A. La protection de l’intégrité du processus de règlement amiable

La confidentialité n’est pas une simple règle de procédure, mais une condition essentielle de l’efficacité et de l’équité des règlements amiables. La Cour souligne que cette règle « vise à préserver les parties et la Cour elle-même de toute tentative de pression politique ou de quelque autre ordre que ce soit ». En garantissant que les négociations se déroulent à l’abri des regards extérieurs, la Convention cherche à créer un espace de confiance où les parties peuvent discuter librement, sans craindre que leurs propositions ou concessions soient utilisées contre elles publiquement ou politiquement.

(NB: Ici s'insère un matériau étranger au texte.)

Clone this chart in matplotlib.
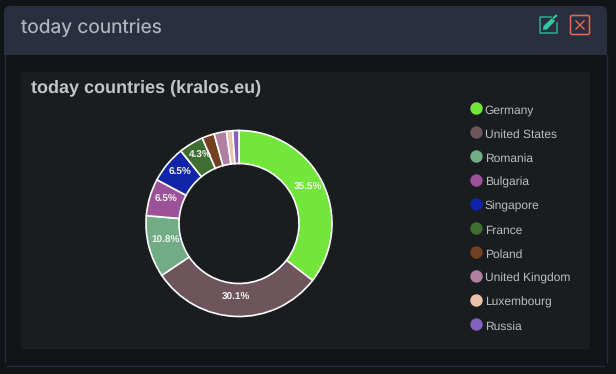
import matplotlib
matplotlib.use("Agg")
import matplotlib.pyplot as plt
from matplotlib.patches import FancyBboxPatch, Rectangle, Polygon

countries = ["Germany", "United States", "Romania", "Bulgaria", "Singapore",
             "France", "Poland", "United Kingdom", "Luxembourg", "Russia"]
visits = [33, 28, 10, 6, 6, 4, 2, 2, 1, 1]
colors = ["#72e63a", "#6e555b", "#72ac84", "#9b5299", "#0f24a6",
          "#3f6f30", "#74401f", "#b17f9f", "#ebc3aa", "#8360bb"]
small_labels = 4.0  # slices below this percent get no label

W, H = 616, 374
plt.rcParams["font.family"] = ["Liberation Sans", "DejaVu Sans"]
plt.rcParams["text.hinting"] = "no_hinting"
plt.rcParams["text.hinting_factor"] = 1

fig = plt.figure(figsize=(W / 100, H / 100), dpi=100, facecolor="#101416")

# page furniture, in pixel coordinates
bg = fig.add_axes([0, 0, 1, 1])
bg.set_xlim(0, W)
bg.set_ylim(H, 0)
bg.axis("off")

bg.add_patch(FancyBboxPatch((4, 6), 603, 60, boxstyle="round,pad=0,rounding_size=6",
                            fc="#2a2f3f", ec="none"))
bg.add_patch(Rectangle((4, 55), 603, 20, fc="#101416", ec="none"))
bg.plot([4.5, 4.5], [55, 362], color="#262c3a", lw=1)
bg.plot([606.5, 606.5], [55, 362], color="#262c3a", lw=1)
bg.plot([7, 604], [365.5, 365.5], color="#262c3a", lw=1)
bg.add_patch(Rectangle((21, 72), 569, 277, fc="#191d20", ec="none"))

bg.text(21, 28, "today countries", color="#b4b6bd", fontsize=13.8,
        family=["Inter", "DejaVu Sans"], va="center", ha="left")
bg.text(31, 88, "today countries (kralos.eu)", color="#c4c5c7", fontsize=13.0,
        fontweight="bold", va="center", ha="left")

# edit icon
teal = "#30a98c"
bg.plot([551, 540, 540, 556.5, 556.5], [16.5, 16.5, 33, 33, 23], color=teal, lw=1.1,
        solid_joinstyle="round")
bg.add_patch(Polygon([(543, 30), (543.5, 26), (552, 18), (555, 21), (547, 29.5)],
                     fc="#33c79f", ec="none"))
bg.plot([554, 556], [17.5, 15.8], color="#33c79f", lw=1.6)

# close icon
red = "#e8674f"
bg.add_patch(FancyBboxPatch((570.5, 15.5), 19, 19, boxstyle="round,pad=0,rounding_size=1.5",
                            fc="none", ec=red, lw=1.1))
bg.plot([576, 584], [21, 29], color=red, lw=1.0)
bg.plot([576, 584], [29, 21], color=red, lw=1.0)

# donut
cx, cy, r = 239, 223.5, 93
ax = fig.add_axes([(cx - r) / W, (H - cy - r) / H, 2 * r / W, 2 * r / H])
ax.set_facecolor("none")
wedges, _, pct_texts = ax.pie(
    visits, colors=colors, startangle=90, counterclock=False, radius=1,
    wedgeprops=dict(width=33 / 93, edgecolor="white", linewidth=1.2, clip_on=False),
    autopct=lambda p: f"{p:.1f}%" if p >= small_labels else "",
    pctdistance=0.82,
    textprops=dict(color="white", fontsize=7.2, fontweight="bold"),
)
ax.set_xlim(-1, 1)
ax.set_ylim(-1, 1)
for t in pct_texts:
    t.set_color("#f2f2f2")
    px, py = t.get_position()
    t.set_position((px, py + 2.5 / r))

# legend
for i, (name, col) in enumerate(zip(countries, colors)):
    y = 108.3 + i * 24
    bg.scatter([476], [y], s=80, color=col, linewidths=0)
    bg.text(484.8, y + 5.6, name, color="#bcbdbe", fontsize=8.6, va="baseline", ha="left")

fig.savefig("out.png", dpi=100, facecolor=fig.get_facecolor())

Cette protection est cruciale pour le gouvernement, qui pourrait hésiter à reconnaître une éventuelle violation et à proposer une réparation s’il craignait une instrumentalisation politique. Elle l’est également pour le requérant, dont la situation personnelle ne doit pas devenir un enjeu public. En sanctionnant fermement sa violation, la Cour protège un outil indispensable à la bonne administration de la justice et à la gestion de son propre contentieux, le règlement amiable permettant de clore de nombreuses affaires sans examen au fond.

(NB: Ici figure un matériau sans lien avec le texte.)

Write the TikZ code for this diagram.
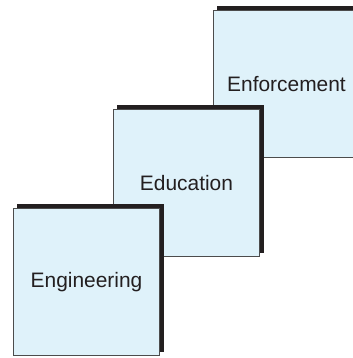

B. Le rappel des obligations procédurales incombant au requérant

Cette décision illustre que le droit de recours individuel, bien que fondamental, n’est pas dépourvu de contreparties. Les requérants ne sont pas de simples bénéficiaires de droits, mais aussi des acteurs de la procédure judiciaire qui doivent en respecter les règles. La Cour rappelle que les règles de procédure, qu’elles soient internes ou propres au système de la Convention, « visent à assurer la bonne administration de la justice et le respect du principe de sécurité juridique ».

En déclarant la requête irrecevable, la juridiction européenne envoie un message clair : le respect de la loyauté procédurale est une condition sine qua non de l’examen d’une requête. Le comportement du requérant a été perçu comme une tentative de contourner le cadre judiciaire pour déplacer le débat sur la scène médiatique. Un tel acte est considéré comme une remise en cause de l’autorité et de la fonction même de la Cour. La sanction de l’abus du droit de recours agit ainsi comme un mécanisme de régulation, assurant que le dialogue entre le justiciable et la justice européenne se maintienne dans un cadre de confiance et de respect mutuel des règles établies.